I think that we need to do more of telling the truth, emphasizing significant issues instead of trivialities. I think the media needs to do more peace education. I just heard for the first time yesterday that the invasion of Kuwait had to do with the interpretation of the comments made by the U.S. ambassador in relation to the boundary disputes. In other words, that situation could probably have been avoided if the interpretation had taken the correct perspective.

I want to say that our own concept of globalization is that the world is not a global village, which presupposes that the world now manifests those attributes of a typical village setting: communal life, interdependence, equality. That is what we understand by the village. If that is what globalization is doing, then it is necessary for us to try and project those attributes, project the unselfishness of give and take action, as Thomas Walsh said yesterday. Unless we follow what men of goodwill like Rev. Moon and others are advocating, peace cannot be achieved. So the media must seek to stop crises and give accurate reports. We need to use the media to encourage those who support the principle of living for the sake of others. That is what Dr. Kwak said yesterday.

In Nigeria, we are very poor, but we spend over one-quarter of our very lean resources and lose hundreds of our citizens in peacekeeping missions in our own West Africa subregion. We die so that Liberia and Sierra Leone can survive, and we would like to be projected in that way. If it is only our feelings that are projected, then we could be dissuaded from living this life so that others can live.
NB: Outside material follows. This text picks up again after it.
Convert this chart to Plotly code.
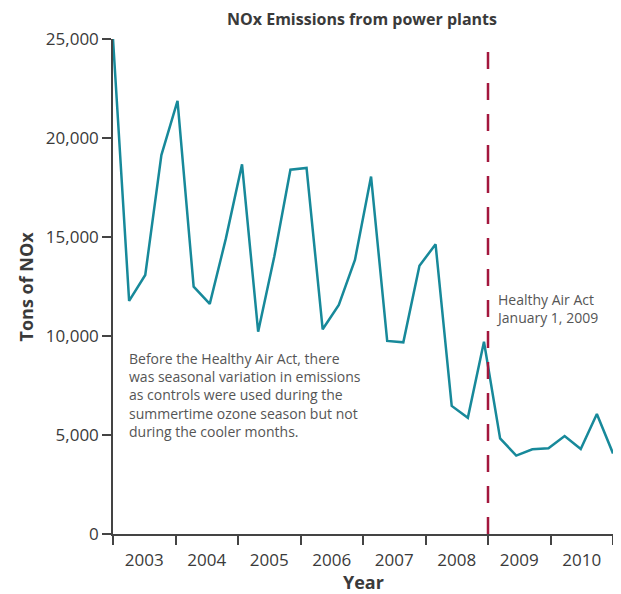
import plotly.graph_objects as go

# quarterly NOx readings, 2003 through 2010
nox_tons = [
    25000, 11770, 13080, 19140, 21870, 12490, 11620, 14930,
    18670, 10220, 14010, 18400, 18490, 10340, 11570, 13840,
    18050, 9750, 9680, 13550, 14630, 6470, 5870, 9710,
    4830, 3960, 4280, 4330, 4950, 4290, 6060, 4070,
]
years = [2003, 2004, 2005, 2006, 2007, 2008, 2009, 2010]
y_ticks = [0, 5000, 10000, 15000, 20000, 25000]
act_year = 2009

# points are spread evenly from the start of 2003 to the end of 2010
n = len(nox_tons)
x_pos = [years[0] + i * len(years) / (n - 1) for i in range(n)]

AXIS = "#444444"
TEXT = "#3a3a3a"
NOTE = "#555555"
FONT = "Open Sans"

# the page body adds an 8px margin, so the figure is 8px smaller each way
W, H = 613, 586

fig = go.Figure()
fig.add_trace(go.Scatter(
    x=x_pos, y=nox_tons, mode="lines",
    line=dict(color="#17899a", width=2.5),
    hoverinfo="skip", showlegend=False,
))

fig.add_shape(
    type="line", xref="x", yref="y",
    x0=act_year, x1=act_year, y0=0, y1=25000,
    line=dict(color="#a3173d", width=2.5, dash="17px,14px"),
)

fig.add_annotation(
    x=act_year, y=11390, xref="x", yref="y", xshift=6,
    text="Healthy Air Act<br>January 1, 2009",
    showarrow=False, xanchor="left", yanchor="middle", align="left",
    font=dict(family=FONT, size=14, color=NOTE),
)
fig.add_annotation(
    x=2003.22, y=7000, xref="x", yref="y",
    text=("Before the Healthy Air Act, there<br>was seasonal variation in emissions<br>"
          "as controls were used during the<br>summertime ozone season but not<br>"
          "during the cooler months."),
    showarrow=False, xanchor="left", yanchor="middle", align="left",
    font=dict(family=FONT, size=14, color=NOTE),
)

# axis titles placed by hand
fig.add_annotation(
    x=0.5, y=0, xref="paper", yref="paper", yshift=-48,
    text="<b>Year</b>", showarrow=False, yanchor="middle",
    font=dict(family=FONT, size=18, color=TEXT),
)
fig.add_annotation(
    x=0, y=0.5, xref="paper", yref="paper", xshift=-88,
    text="<b>Tons of NOx</b>", showarrow=False, textangle=-90, xanchor="center",
    font=dict(family=FONT, size=18, color=TEXT),
)

fig.update_layout(
    width=W, height=H,
    margin=dict(l=105, r=8, t=31, b=60),
    paper_bgcolor="white", plot_bgcolor="white",
    font=dict(family=FONT, color=TEXT),
    title=dict(
        text="<b>NOx Emissions from power plants</b>",
        x=354 / W, xanchor="center", y=1 - 11 / H, yanchor="middle",
        font=dict(family=FONT, size=16, color=TEXT),
    ),
)
fig.update_xaxes(
    range=[years[0], years[-1] + 1],
    tickvals=[y + 0.5 for y in years], ticktext=[str(y) for y in years],
    ticks="outside", ticklen=10, tickcolor="rgba(0,0,0,0)",
    minor=dict(tickvals=list(range(years[0], years[-1] + 2)), ticks="outside",
               ticklen=9, tickwidth=1.5, tickcolor=AXIS),
    showline=True, linecolor=AXIS, linewidth=1.5,
    showgrid=False, zeroline=False,
    tickfont=dict(family=FONT, size=17, color=TEXT),
)
fig.update_yaxes(
    range=[0, 25000], tickvals=y_ticks, tickformat=",",
    ticks="outside", ticklen=9, tickwidth=1.5, tickcolor=AXIS,
    showline=True, linecolor=AXIS, linewidth=1.5,
    showgrid=False, zeroline=False,
    tickfont=dict(family=FONT, size=17, color=TEXT),
)

fig.write_html("out.html")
I would like to encourage accurate media reports that project those things we have done well and those things we have not done well. But now everything that is projected is negative, so the tendency is to dissuade the peacemakers of the world.

We need to recognize this, and we need to realize that if you talk about where the media’s role and responsibility begins, you need to also talk about where it should end. In the whole of this seminar, I noticed an emphasis on the influence of the media. Everybody talks about what the media can do. Yes, the media can do quite a lot, but we all appear to be underestimating the challenges. We all believe there is this responsibility of the media and that whatever the media says is automatically accepted. We forget that there are people who have deep-seated prejudices and who take in news that legitimizes their prejudices. So not everything the media does is accepted. The media could do a lot and people could still take only that aspect that they want to take. This is not to say that the power of the media is not big. Rather, it is to say that the challenge is there, and the media needs to recognize that not everything it does is accepted.

If the media really wants to influence and make an impact on people, it has to do more and more. You have to recognize that public enlightenment is not a touch-and-go affair. It is something that needs to be repeatedly fed, especially in our own parts where the literacy rate is very low. You need to say something again and again before people understand what you are talking about.

Mr. Chairman, Mr. Makabenta, what I am saying is that the end of the role of the media, the end of the responsibility of the media, has to wait for the end of time. Thank you.